In responding to the questions posed by Sussex County Council several weeks ago about the Atlantic Fields proposal, DNREC and DelDOT describe expected or average conditions, but neither agency addressed the worst-case scenarios, including a fuel-contamination event, a multi-inch rainstorm or a Route 24 crash. In addition, a conflict exists between the assumed operational conditions in DelDOT’s study and its own planning timeline, particularly for a corridor the agency acknowledges is congested now and will require extensive future investment.
Furthermore, agencies responded to council based on compliance, not risk. An application may meet minimum regulatory requirements, yet fail to address the underlying risks. Council is not limited to minimum thresholds; it needs to take into account the long-term environmental and health risks, future maintenance costs and citizens’ quality of life.
What agencies did not include in their responses is as important as what they did. There was no analysis of infiltration near public wells; no PFAS baseline sampling; no peak-season crash clearance modeling; no groundwater flow modeling; no analysis of freight/delivery traffic impact on two-lane, no-shoulder Mulberry Knoll Road; and no cumulative analysis with other Route 24 projects, including recently approved Belle Mead, a mere half-mile from one end of proposed Atlantic Fields. But at least that project relied on speculative future Route 24 improvements, with housing and commercial development in rough proportion.

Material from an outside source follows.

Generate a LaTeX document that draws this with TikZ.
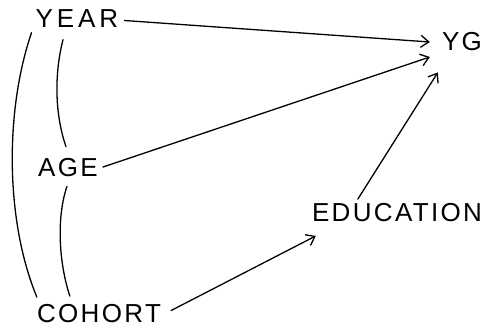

The developer of Atlantic Fields and/or the stores the developer hopes will inhabit this monolith are not council’s constituents, but the people who live near the site, the parents of the students who attend the nearby elementary and secondary schools, and the owners of the small businesses in Rehoboth and Lewes are. There are other sites that would serve both the project and Sussex County residents better, without it looking as if approval of the current proposed site were a fait accompli because the developer has a lot of money.
At the end of the day, it is council, not DNREC or DelDOT, that approves a rezoning decision. If the agencies’ responses contain gaps, it is council that inherits the long-term responsibility for approving a project without complete information.